Geriden gelenler ikna edilmeli
Le Figaro, AB'nin sığınmacı politikası konusunda ortak bir yaklaşıma ihtiyacı var, diyor:
“İtalya Başbakanı Giorgia Meloni kendisini bir rol model olarak kabul ettirme sürecinde: Almanlar, Fransızlar, İsveçliler ve hatta Büyük Britanya'nın İşçi Partili Başbakanı Keir Starmer dahi onun Arnavutluk deneyine start verişini ilgiyle takip ediyor: İltica başvurularını incelemek üzere kabul merkezleri açılması. ... Yalnızca İspanyol Sosyalist Pedro Sánchez bu yaklaşıma katılmayarak bir istisna olmayı sürdürüyor. Ama daha ne kadar süreyle? İtalya'da bir yıl içinde yüzde 60 oranında azalan kaçak göçmen girişleri, kendi ülkesinde aynı hızla arttı. Bu durum, AB'nin zayıflığını aşıp, birlikte hareket etme zorluğunu ve etkili bir çözüm üretme gerekliliğini bir kez daha gözler önüne seriyor.”
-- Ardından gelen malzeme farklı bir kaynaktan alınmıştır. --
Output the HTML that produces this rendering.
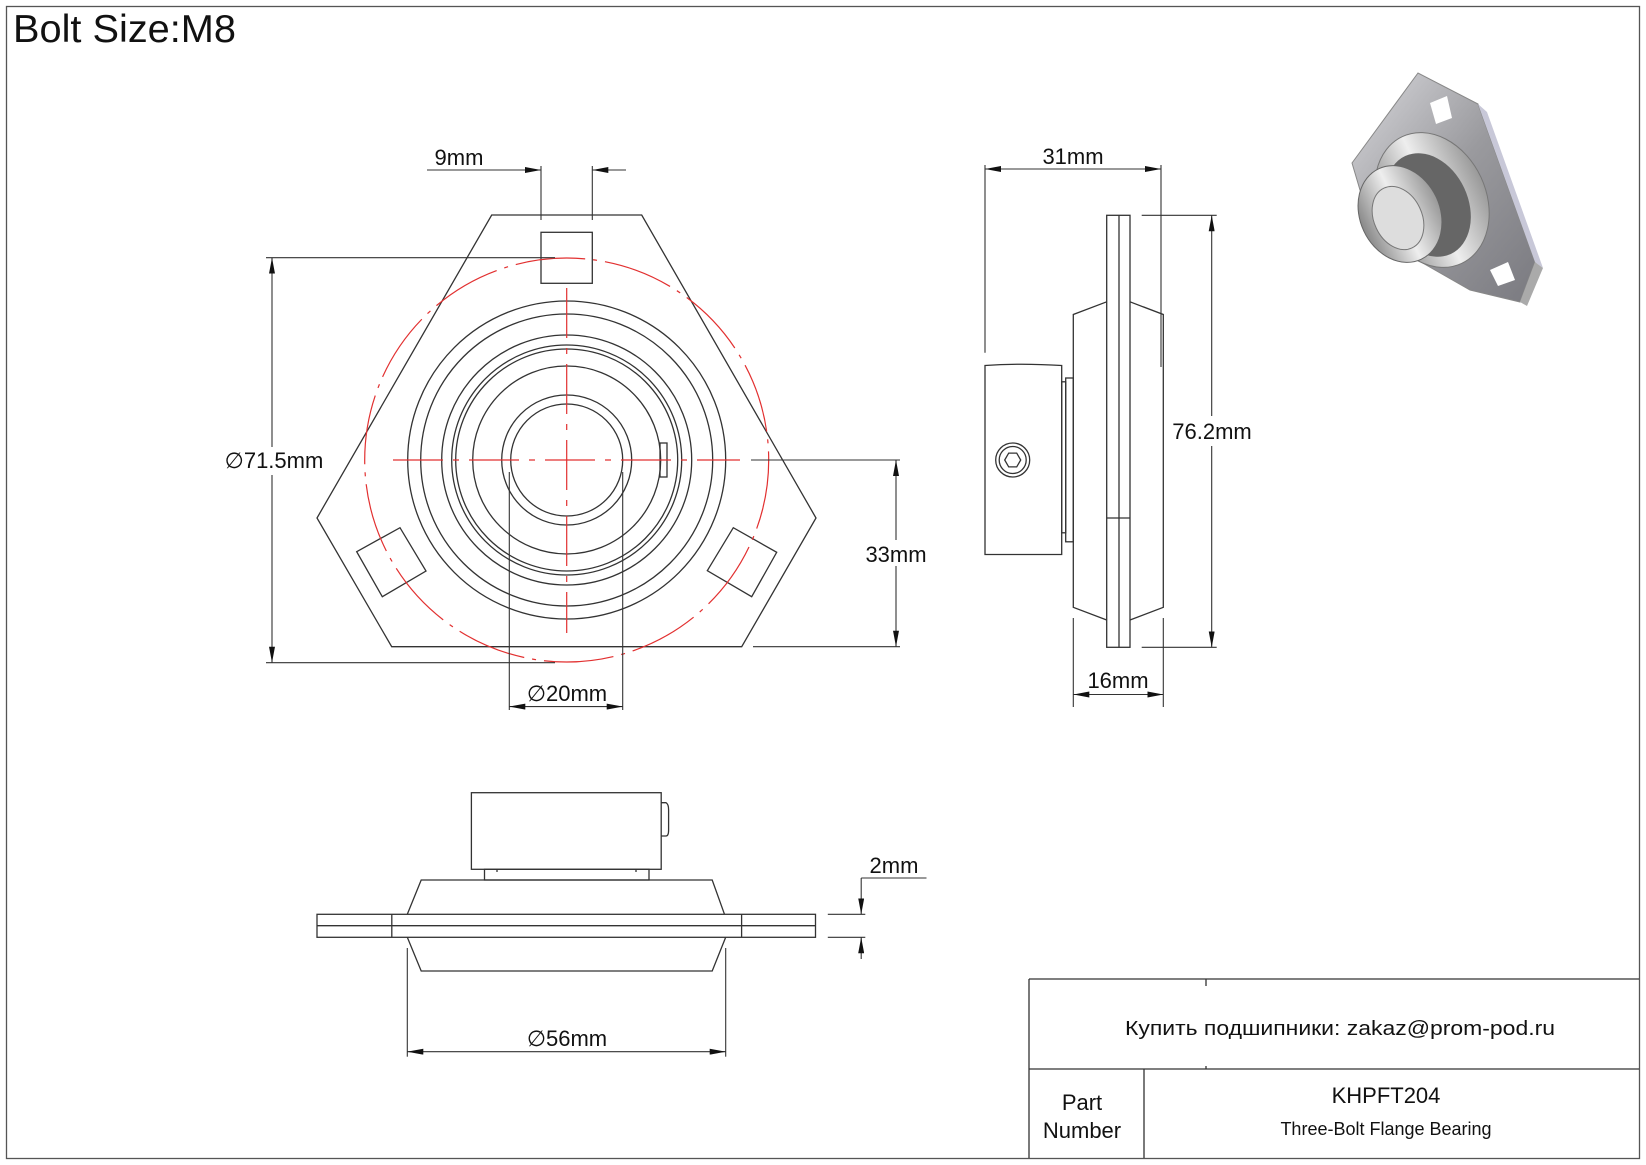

Katı sınır koruma uygulamaları insanlık dışı değil
Welt’e göre işler doğru yolda ilerlemeye başladı:
“Avrupa Komisyonu Başkanı Ursula von der Leyen, menşe ülkeleri göçmenleri geri almaya teşvik etmek üzere bir girişimde bulunduklarını ilan etti. Buna paralel, AB devletleri de İtalya Başbakanı Giorgia Meloni’nin iltica prosedürlerini Arnavutluk’ta yürütme kararını yakından izliyor. İlk göçmenler ülkeye ulaşmaya başladı. Sığınmacı krizinin üzerinden on yıl geçmişken, AB katı sınır koruma uygulamaları ile tutarlı iltica prosedürlerinin insanlık dışı olmayacağını nihayet anlıyor. Aksine, gerçekten ihtiyacı olanları korumanın yolu bundan geçiyor. İltica hakkının kabulü ancak bu şartlarda mümkündür.”
Olgular bambaşka bir hakikate işaret ediyor
Göç krizi diye bir şey yok, diyor El País:
“Acil ya da olağanüstü bir durum söz konusu değil: Frontex verileri, AB’ye yönelik düzensiz göçmen akınında hafif de olsa düşüş yaşandığını gösteriyor. ... Rakamlar başka bir hikâyeden bahsederken, siyasi anlatılar aşırı sağcı partilerin dikte ettiği aksi yönde ilerliyor. … Avrupa’da göç krizi dışında her şey var, ama siyasi rüzgâr başka yönden estikçe Avrupa göçmenlere ekmek su gibi ihtiyaç duysa da sert söylemler zemin kazanıyor. ... Eskiden göçmen haklarını ve göçün ekonomik nedenlerini tartışırdık, şimdi ise göçle ilgili tek konuşulan güvenlik meselesi. ... Açık sınırlar artık özgürlüğün değil, güvensizliğin sembolüne döndü.”
Çaresizliğin göstergesi
La Vanguardia, Avrupa'nın panik içinde hareket ettiğini söylüyor:
“Schengen ölümcül bir yara aldı. Kamplarsa birer çaresizlik eylemi. ... Göçmen korkusu Finlandiya, İsveç, Danimarka, Avusturya, Hollanda, Fransa ve İspanya'da aşırı sağcı partilerin yükselişine yol açtı. ... Avrupa paniğe kapıldı, zira yoksulluktan, zulümden ve savaştan kaçmak için yeni ufuklar arayışındakilerin varlığını duygusal olarak kabullenemiyor.”
Niyet varsa yol da bulunur
Irish Examiner, iltica prosedürlerinin başka ülkelerde yürütülmesi çözüm olamaz, diyor:
“Buna karşılık, ilticaya etkin erişim ve AB içinde onurlu bir kabul ve entegrasyon sağlayacak tedbirlere yatırım yapılması fark yaratacaktır. ... Ukrayna'daki insani kriz, bize AB'nin yaşadığı göç sorununun rakamsal olmadığını gösterdi. AB, Ukrayna'dan dört milyondan fazla sığınmacıyı kabul etmeyi başardı, zira bunun için gerekli siyasi irade mevcuttu.”